Other than Ghost Stories' amazing dub, Mug-Cup is the only one of these I've ever heard of, mostly because the music keeps showing up in my feed. :B

I really liked Deji Meets Girl though I would've liked if the ending didn't feel so abrupt. I really liked it though so even the ending didn't put me off too hard.

Ghost Stories is hilarious, I only ever watched the dub and it didn't stick with me past the...Beethoven episode? It got a bit freaky for me so I quit, but the rest of it was fun til then.

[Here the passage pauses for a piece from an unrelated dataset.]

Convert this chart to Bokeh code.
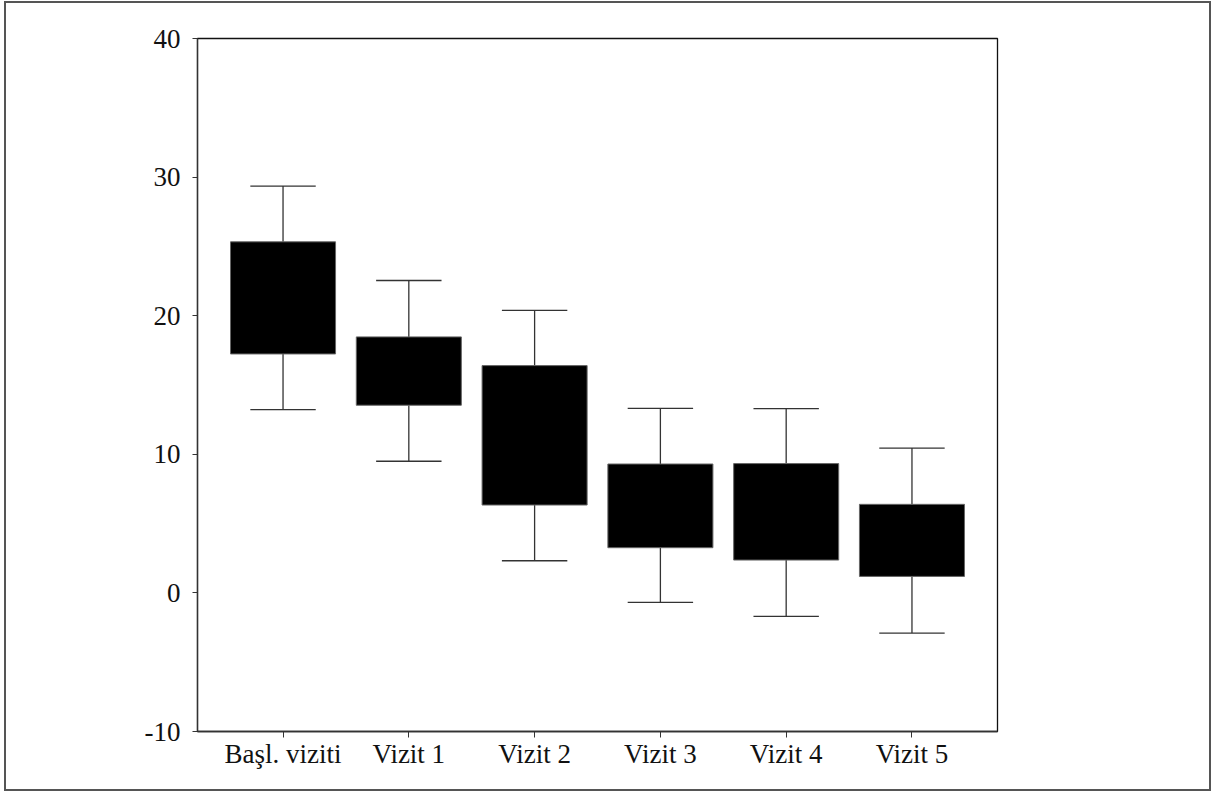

I considered the mug one but I'm so sick of the "trying to live up to dead parent" because it gives me such an emotional wrench. It otherwise looks right up my alley, I do adore Iyashikei anime ^^;

5624447
Mug Cup might be worth a look, because they never play up that aspect of it too much. Himeno never gets in too much of an emotional bind over it, more that she feels like whatever her first completed piece is that she wants to showcase needs to be good enough to have the name on it, but she does eventually overcome that feeling, and in an unexpected way, no less. There's a side character going through a similar arc, as the upperclassman member has a grandfather who's a renowned potter, and he's always been a bit distant toward her when the subject comes up, and obviously there'll be a disconnect between why he does it and why she thinks he does it. I mean... you can probably guess what the explanation is. Overall, it's a sweet series, and it's really only toward the end of each season that mommy issues come up at all, and even then they're not played for easy feels.

5624442
Deji and 180 Seconds both just finished within the last couple weeks, but I guess they weren't highly publicized. I'm kind of surprised you hadn't heard of 5 Centimeters, as it's by a director who's seen a lot of success. He wrote and directed one I reviewed a while ago (Children Who Chase Lost Voices) and two that I gather were well known in the last few years (Your Name, which I've seen but haven't reviewed yet and Weathering With You, which I haven't seen). No Game No Life came out back in 2014 and made the rounds because of how over the top its fan service was, so I'm a bit surprised you haven't heard of that either. If you like teenage romances at all, I'd definitely recommend Nagi no Asukara, as well as those other ones by the same writer I mentioned in its review. In fact, I think they might be best viewed in that order so that the escalating level of complexity keeps the sameness of the romantic circumstances from taking center stage. Though again with the caveat you probably wouldn't like O Maidens for reasons you talked about when I reviewed it.